Relations Committee recommended that section 150A was changed to allow lawyers to take

payments directly - but it says nothing about employment advocates (Report of Transport and Industrial Relations Committee, Wellington, New Zealand: Published under the authority of the House of Representatives, 13 September at Page 16). Not surprisingly, as employment advocates, unlike lawyers, do not have trust accounts that are subject to supervision.


That’s relatively straightforward and sensible law. A relief even, since law is often convoluted and

legislators frequently write laws that make little sense. Section 150A protects the consumer from

shifty practitioners who may otherwise abscond with funds and still allows regulated practitioners to

receive funds on behalf of their clients and easily have their fees met.


So why is this still happening?


To understand why, we need to take a short refresher in constitutional law, because what happened

is so obviously and bafflingly unlawful (in my not-completely-unqualified opinion).


When Parliament (the legislative branch of government) writes a law, there really isn’t anything

stopping them. They are our supreme governing body and they can write any law they please. So:

Parliament writes the law.


When there is a dispute as to the interpretation of the law, it is within the power of Parliament to

re-write the law so as to clarify its meaning and purpose. Alternatively, the courts (our judiciary) can

hear the matter and resolve disputes over interpretation by deciding on an appropriate one.


Section 150A reads:

(1) Any payment by one party to another, required by any agreed terms of settlement under section 149(3)

or decision under section 150(3), must be paid directly to the other party and not to a representative of

that party, and the party receiving the payment may not receive, or agree to receive, payment in any

other manner.


“Any payment”: that is the wording of the law. Not even the judiciary is empowered to derive an

interpretation that runs contrary to the wording of the law. Subsection 3 does however, exclude

payments made to lawyers and legal aid payments.

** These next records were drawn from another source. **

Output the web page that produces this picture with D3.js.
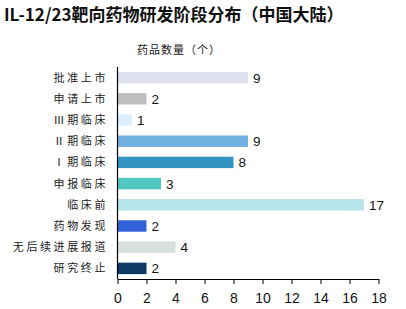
<!DOCTYPE html>
<html>
<head>
<meta charset="utf-8">
<script src="https://cdn.jsdelivr.net/npm/d3@7"></script>
<style>
  body { margin: 0; background: #fff; }
  svg { display: block; }
</style>
</head>
<body>
<svg id="chart" width="406" height="309"></svg>
<script>
// data
const stages = ["批准上市", "申请上市", "Ⅲ期临床", "Ⅱ期临床", "Ⅰ期临床", "申报临床", "临床前", "药物发现", "无后续进展报道", "研究终止"];
const counts = [9, 2, 1, 9, 8, 3, 17, 2, 4, 2];
const barColors = ["#dde0f0", "#bfbfbf", "#dcf0fb", "#70b1e2", "#3494c1", "#4fc8c0", "#b7e5ea", "#3262d8", "#d7e0dc", "#0f3a66"];
const xTicks = [0, 2, 4, 6, 8, 10, 12, 14, 16, 18];

const svg = d3.select("#chart");
const plotLeft = 117.5, plotRight = 378.5, plotTop = 67, plotBottom = 279;

// title
svg.append("text")
  .attr("x", 4).attr("y", 21)
  .attr("font-family", "'Noto Sans CJK SC', sans-serif")
  .attr("font-size", 17)
  .attr("font-weight", "bold")
  .attr("fill", "#111")
  .text("IL-12/23靶向药物研发阶段分布（中国大陆）");

svg.append("text")
  .attr("x", 137).attr("y", 54)
  .attr("font-family", "'Noto Sans CJK SC', sans-serif")
  .attr("font-size", 11)
  .attr("letter-spacing", 1)
  .attr("fill", "#222")
  .text("药品数量（个）");

const x = d3.scaleLinear().domain([0, 18]).range([plotLeft, plotRight]);
const y = d3.scaleBand().domain(stages).range([plotTop, plotBottom]).paddingInner(0.46).paddingOuter(0.23);

// bars
svg.append("g").selectAll("rect")
  .data(stages)
  .join("rect")
  .attr("x", x(0))
  .attr("y", d => y(d))
  .attr("width", (d, i) => x(counts[i]) - x(0))
  .attr("height", y.bandwidth())
  .attr("fill", (d, i) => barColors[i]);

// value labels
svg.append("g").selectAll("text")
  .data(stages)
  .join("text")
  .attr("x", (d, i) => x(counts[i]) + 5)
  .attr("y", d => y(d) + y.bandwidth() / 2 + 5)
  .attr("font-family", "'Liberation Sans', Arial, sans-serif")
  .attr("font-size", 13.5)
  .attr("fill", "#111")
  .text((d, i) => counts[i]);

// y axis: just the line and category labels
svg.append("line")
  .attr("x1", plotLeft).attr("x2", plotLeft)
  .attr("y1", plotTop).attr("y2", plotBottom)
  .attr("stroke", "#000").attr("stroke-width", 1.2);

svg.append("g").selectAll("text")
  .data(stages)
  .join("text")
  .attr("x", 108)
  .attr("y", d => y(d) + y.bandwidth() / 2 + 4)
  .attr("text-anchor", "end")
  .attr("font-family", "'Noto Sans CJK SC', sans-serif")
  .attr("font-size", 11)
  .attr("letter-spacing", 2.6)
  .attr("fill", "#222")
  .text(d => d);

// x axis
const xAxis = svg.append("g")
  .attr("transform", `translate(0,${plotBottom})`)
  .call(d3.axisBottom(x).tickValues(xTicks).tickSize(5).tickSizeOuter(0));
xAxis.select(".domain").attr("stroke", "#000").attr("stroke-width", 1.2);
xAxis.selectAll(".tick line").attr("stroke", "#000");
xAxis.selectAll(".tick text")
  .attr("font-family", "'Liberation Sans', Arial, sans-serif")
  .attr("font-size", 14)
  .attr("fill", "#111")
  .attr("dy", "1.15em");
</script>
</body>
</html>
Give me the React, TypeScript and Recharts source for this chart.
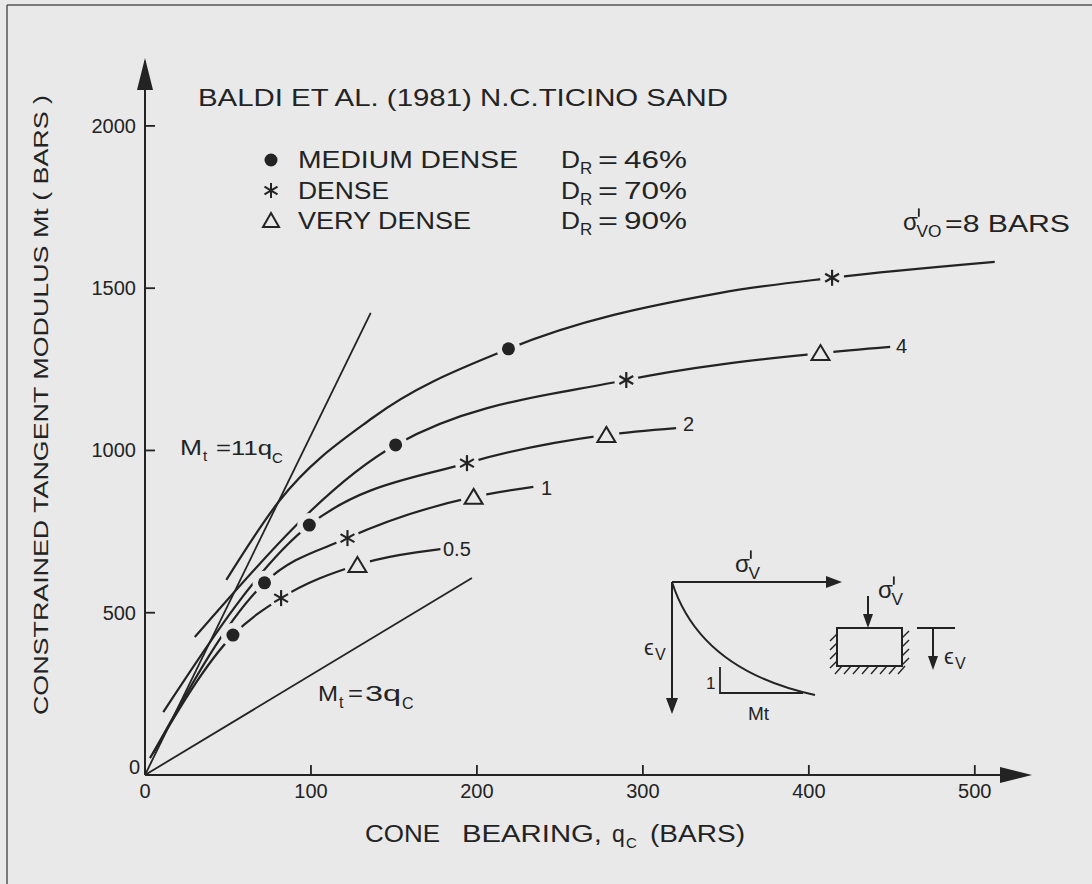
import React from "react";
import { ComposedChart, Line, Scatter, XAxis, YAxis } from "recharts";

// cone bearing qc (bars) / constrained modulus Mt (bars)
const q05 = [3, 53, 82, 128, 178];
const m05 = [52, 431, 545, 647, 696];
const q1 = [5, 72, 122, 198, 234];
const m1 = [68, 592, 730, 857, 888];
const q2 = [11, 99, 194, 278, 320];
const m2 = [194, 770, 961, 1048, 1069];
const q4 = [30, 151, 290, 407, 449];
const m4 = [425, 1017, 1217, 1300, 1319];
const q8 = [49, 81, 137, 219, 346, 414, 512];
const m8 = [601, 845, 1100, 1313, 1485, 1532, 1581];

const mediumQ = [53, 72, 99, 151, 219];
const mediumM = [431, 592, 770, 1017, 1313];
const denseQ = [82, 122, 194, 290, 414];
const denseM = [545, 730, 961, 1217, 1532];
const veryDenseQ = [128, 198, 278, 407];
const veryDenseM = [647, 857, 1048, 1300];

const line11Q = [0, 136];
const line11M = [0, 1424];
const line3Q = [0, 197];
const line3M = [0, 607];

const xTicks = [0, 100, 200, 300, 400, 500];
const yTicks = [0, 500, 1000, 1500, 2000];

const BG = "#e9e9ea";
const INK = "#232323";
const FONT = "'Liberation Sans', Arial, Helvetica, sans-serif";

const pts = (qs: number[], ms: number[]) => qs.map((q, i) => ({ q, m: ms[i] }));

const curves = [pts(q05, m05), pts(q1, m1), pts(q2, m2), pts(q4, m4), pts(q8, m8)];

function Dot({ cx, cy }: any) {
  return (
    <g>
      <circle cx={cx} cy={cy} r={12} fill={BG} />
      <circle cx={cx} cy={cy} r={6.5} fill={INK} />
    </g>
  );
}

function Star({ cx, cy }: any) {
  const r = 8;
  const a = r * Math.cos(Math.PI / 6);
  const b = r * Math.sin(Math.PI / 6);
  return (
    <g stroke={INK} strokeWidth={2.2}>
      <circle cx={cx} cy={cy} r={12} fill={BG} stroke="none" />
      <line x1={cx} y1={cy - r} x2={cx} y2={cy + r} />
      <line x1={cx - a} y1={cy - b} x2={cx + a} y2={cy + b} />
      <line x1={cx - a} y1={cy + b} x2={cx + a} y2={cy - b} />
    </g>
  );
}

function Tri({ cx, cy }: any) {
  return (
    <g>
      <circle cx={cx} cy={cy} r={13} fill={BG} />
      <path
        d={`M${cx},${cy - 8} L${cx + 9},${cy + 7} L${cx - 9},${cy + 7} Z`}
        fill="none"
        stroke={INK}
        strokeWidth={2}
      />
    </g>
  );
}

function XTick({ x, y, payload }: any) {
  return (
    <g>
      {payload.value !== 0 && <line x1={x} y1={y} x2={x} y2={y - 10} stroke={INK} strokeWidth={1.8} />}
      <text x={x} y={y + 23} textAnchor="middle" fontSize={20} fill={INK} fontFamily={FONT}>
        {payload.value}
      </text>
    </g>
  );
}

function YTick({ x, y, payload }: any) {
  const zero = payload.value === 0;
  return (
    <g>
      {!zero && <line x1={x} y1={y} x2={x + 10} y2={y} stroke={INK} strokeWidth={1.8} />}
      <text
        x={zero ? x - 5 : x - 9}
        y={zero ? y - 1 : y + 7}
        textAnchor="end"
        fontSize={20}
        fill={INK}
        fontFamily={FONT}
      >
        {payload.value}
      </text>
    </g>
  );
}

// sigma with a prime stroke and a subscript
function Sigma({ x, y, size, sub }: { x: number; y: number; size: number; sub: string }) {
  return (
    <g fill={INK} fontFamily={FONT}>
      <text x={x} y={y} fontSize={size}>σ</text>
      <line
        x1={x + size * 0.66}
        y1={y - size * 0.9}
        x2={x + size * 0.66}
        y2={y - size * 0.55}
        stroke={INK}
        strokeWidth={1.8}
      />
      <text x={x + size * 0.56} y={y + size * 0.3} fontSize={size * 0.72}>{sub}</text>
    </g>
  );
}

function Overlay() {
  const t = { fill: INK, fontFamily: FONT };
  const wide = { lengthAdjust: "spacingAndGlyphs" as const };
  return (
    <svg width={1092} height={884} style={{ position: "absolute", left: 0, top: 0, pointerEvents: "none" }}>
      {/* frame */}
      <line x1={7} y1={5} x2={1092} y2={5} stroke="#555" strokeWidth={1.5} />
      <line x1={7} y1={5} x2={7} y2={884} stroke="#555" strokeWidth={1.5} />
      {/* axis arrows */}
      <path d="M145,58 L153,90 L137,90 Z" fill={INK} />
      <line x1={1000} y1={775} x2={1010} y2={775} stroke={INK} strokeWidth={2} />
      <path d="M1032,775 L1000,767 L1000,783 Z" fill={INK} />

      <text x={198} y={106} fontSize={24} textLength={530} {...wide} {...t}>
        BALDI ET AL. (1981)  N.C.TICINO SAND
      </text>

      {/* legend */}
      <circle cx={271} cy={160} r={6.5} fill={INK} />
      <g stroke={INK} strokeWidth={2}>
        <line x1={271} y1={183} x2={271} y2={198} />
        <line x1={264.5} y1={186.7} x2={277.5} y2={194.3} />
        <line x1={264.5} y1={194.3} x2={277.5} y2={186.7} />
      </g>
      <path d="M271,213 L279,227 L263,227 Z" fill="none" stroke={INK} strokeWidth={2} />
      <text x={298} y={168} fontSize={23} textLength={220} {...wide} {...t}>MEDIUM  DENSE</text>
      <text x={298} y={199} fontSize={23} textLength={91} {...wide} {...t}>DENSE</text>
      <text x={298} y={229} fontSize={23} textLength={173} {...wide} {...t}>VERY DENSE</text>
      {[
        [168, "46%"],
        [199, "70%"],
        [229, "90%"],
      ].map(([y, v]) => (
        <g key={String(y)}>
          <text x={561} y={Number(y)} fontSize={23} textLength={19} {...wide} {...t}>D</text>
          <text x={580} y={Number(y) + 6} fontSize={17} {...t}>R</text>
          <text x={598} y={Number(y)} fontSize={23} textLength={20} {...wide} {...t}>=</text>
          <text x={624} y={Number(y)} fontSize={23} textLength={63} {...wide} {...t}>{v}</text>
        </g>
      ))}

      <Sigma x={903} y={230} size={24} sub="VO" />
      <text x={945} y={232} fontSize={23} textLength={125} {...wide} {...t}>=8 BARS</text>

      <text x={180} y={455} fontSize={22} textLength={22} {...wide} {...t}>M</text>
      <text x={203} y={461} fontSize={15} {...t}>t</text>
      <text x={216} y={455} fontSize={21} textLength={56} {...wide} {...t}>=11q</text>
      <text x={272} y={463} fontSize={15} {...t}>C</text>

      <text x={318} y={701} fontSize={22} textLength={20} {...wide} {...t}>M</text>
      <text x={339} y={708} fontSize={16} {...t}>t</text>
      <text x={348} y={701} fontSize={22} textLength={15} {...wide} {...t}>=</text>
      <text x={365} y={701} fontSize={22} textLength={36} {...wide} {...t}>3q</text>
      <text x={402} y={709} fontSize={16} {...t}>C</text>

      <text x={443} y={556} fontSize={20} {...t}>0.5</text>
      <text x={541} y={495} fontSize={20} {...t}>1</text>
      <text x={683} y={431} fontSize={20} {...t}>2</text>
      <text x={896} y={353} fontSize={20} {...t}>4</text>

      <text x={365} y={842} fontSize={23} textLength={75} {...wide} {...t}>CONE</text>
      <text x={462} y={842} fontSize={23} textLength={140} {...wide} {...t}>BEARING,</text>
      <text x={612} y={842} fontSize={23} {...t}>q</text>
      <text x={626} y={848} fontSize={15} {...t}>C</text>
      <text x={650} y={842} fontSize={23} textLength={95} {...wide} {...t}>(BARS)</text>

      <text
        x={42}
        y={405}
        transform="rotate(-90 42 405)"
        fontSize={21}
        textAnchor="middle"
        dominantBaseline="middle"
        textLength={620}
        {...wide}
        {...t}
      >
        CONSTRAINED TANGENT MODULUS Mt ( BARS )
      </text>

      {/* inset: stress-strain sketch */}
      <g stroke={INK} strokeWidth={2} fill="none">
        <line x1={672} y1={582} x2={830} y2={582} />
        <line x1={672} y1={582} x2={672} y2={700} />
        <path d="M672,582 Q700,670 815,695" />
        <polyline points="720,667 720,693 803,693" strokeWidth={1.8} />
        <rect x={837} y={628} width={65} height={38} />
        <line x1={868} y1={596} x2={868} y2={618} />
        <line x1={917} y1={628} x2={955} y2={628} />
        <line x1={933} y1={628} x2={933} y2={660} />
        <g strokeWidth={1.4}>
          {[0, 1, 2, 3].map((i) => (
            <line key={"l" + i} x1={837} y1={634 + i * 9} x2={830} y2={641 + i * 9} />
          ))}
          {[0, 1, 2, 3].map((i) => (
            <line key={"r" + i} x1={909} y1={631 + i * 9} x2={902} y2={638 + i * 9} />
          ))}
          {[0, 1, 2, 3, 4, 5, 6, 7].map((i) => (
            <line key={"b" + i} x1={842 + i * 9} y1={666} x2={835 + i * 9} y2={674} />
          ))}
        </g>
      </g>
      <path d="M842,582 L826,576 L826,588 Z" fill={INK} />
      <path d="M672,714 L666,698 L678,698 Z" fill={INK} />
      <path d="M868,628 L863,614 L873,614 Z" fill={INK} />
      <path d="M933,670 L928,656 L938,656 Z" fill={INK} />
      <Sigma x={735} y={572} size={24} sub="V" />
      <Sigma x={878} y={598} size={24} sub="V" />
      <text x={644} y={655} fontSize={22} {...t}>ϵ</text>
      <text x={655} y={660} fontSize={16} {...t}>V</text>
      <text x={944} y={664} fontSize={22} {...t}>ϵ</text>
      <text x={955} y={669} fontSize={16} {...t}>V</text>
      <text x={706} y={689} fontSize={17} {...t}>1</text>
      <text x={748} y={720} fontSize={19} {...t}>Mt</text>
    </svg>
  );
}

export default function App() {
  return (
    <div style={{ position: "absolute", left: 0, top: 0, width: 1092, height: 884, background: BG }}>
      <ComposedChart width={1092} height={884} margin={{ top: 61, right: 84, left: 85, bottom: 79 }}>
        <XAxis
          dataKey="q"
          type="number"
          domain={[0, 520]}
          ticks={xTicks}
          allowDataOverflow
          height={30}
          tickSize={0}
          tickMargin={0}
          tick={<XTick />}
          axisLine={{ stroke: INK, strokeWidth: 2 }}
          tickLine={false}
        />
        <YAxis
          dataKey="m"
          type="number"
          domain={[0, 2200]}
          ticks={yTicks}
          allowDataOverflow
          width={60}
          tickSize={0}
          tickMargin={0}
          tick={<YTick />}
          axisLine={{ stroke: INK, strokeWidth: 2 }}
          tickLine={false}
        />
        <Line data={pts(line11Q, line11M)} dataKey="m" type="linear" stroke={INK} strokeWidth={1.8} dot={false} isAnimationActive={false} />
        <Line data={pts(line3Q, line3M)} dataKey="m" type="linear" stroke={INK} strokeWidth={1.8} dot={false} isAnimationActive={false} />
        {curves.map((c, i) => (
          <Line
            key={i}
            data={c}
            dataKey="m"
            type="monotone"
            stroke={INK}
            strokeWidth={2.2}
            dot={false}
            isAnimationActive={false}
          />
        ))}
        <Scatter data={pts(mediumQ, mediumM)} dataKey="m" shape={<Dot />} isAnimationActive={false} />
        <Scatter data={pts(denseQ, denseM)} dataKey="m" shape={<Star />} isAnimationActive={false} />
        <Scatter data={pts(veryDenseQ, veryDenseM)} dataKey="m" shape={<Tri />} isAnimationActive={false} />
      </ComposedChart>
      <Overlay />
    </div>
  );
}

Subsection 2 then clarifies that any payments that are made discordant to the law, did not happen at

all:

(2) For the purposes of this Act, a payment that does not comply with subsection (1) is to be treated as if

the payment has not been made.


Something very odd then happened in November 2009. The Department of Labour (Te Tari Mahi)

issued a practice note that effectively nullified the protections of section 150A. In the note it says:


"Legal Services has provided advice on when a 'payment' comes under sl50A and when it is excluded.

They have advised that, payment includes any monetary settlement (e.g. $5,000), but excludes any

goods or services e.g. outplacement services and arguably legal or advocacy services where such

service is a separate term of the settlement and a GST invoice for a defined sum is provided to the

other party."


So the Department of Labour has interpreted the law for us, which I’m sure is well-meaning of them

but it’s not their job and they are not empowered to do that. But back to the wording of the law: “Any

payment . . .” Any. This is as clear as it gets. Even the courts would find it difficult to justify an

interpretation that excludes some payments when the wording of the statute is so clear. It’s ANY

payment.


Lets keep in mind also, that it was absolutely not the place of the Department of Labour to be

interpreting law, they were not parliament and they were not the judiciary so why were they issuing

orders like that?


This new rule (order? Instruction?) . . . this unlawful directive allows unregulated third parties to take

payment directly from their clients’ opponents without ever revealing how much they are paid. For

some people the temptation is clearly too great and they cross the line into collusion. That’s why the

law is there in the first place!


So if your employment advocate colludes with the other party to receive payment in return for your

complicity, surely you would be able to cancel that contract? We have laws after all and transactions

like that are covered by sections 36 and 37 of the Contracts and Commercial Law Act. If for

example it’s revealed that there was a misrepresentation that induced you to enter the agreement or

if for example the other party repudiates the contract or doesn’t abide by its terms, you would

normally be allowed to cancel the contract. Obviously this makes sense because if a company

agrees to pay you $20,000 not to sue them for sexual harassment and then doesn’t pay you . . . well

of course you should then be able to sue them. But not here. Not when it comes to employment law

because here, in this civilised land, section 149 of the Employment Relations Act explicitly excludes

the possibility of cancellation for misrepresentation and repudiation.


So if your advocate takes money from your opponent to manipulate you into an agreement and then

the other party doesn’t pay, you can’t cancel the contract. Obviously the rational thing to do would

be to apply for enforcement at which point the other party apologises and pays (hopefully). If a dodgy

practitioner takes payment of the full amount and disappears, the protections of subsection 3 no

longer exist, for the victim. It’s just one more tool for dodgy people to employ in the evasion of justice.


So, thanks to advice from the Legal Services Team of the former Department of Labour, bold and

unrepentant tortfeasors are empowered to continue to abuse their employees without fear of law.

After all, it appears to be on their side!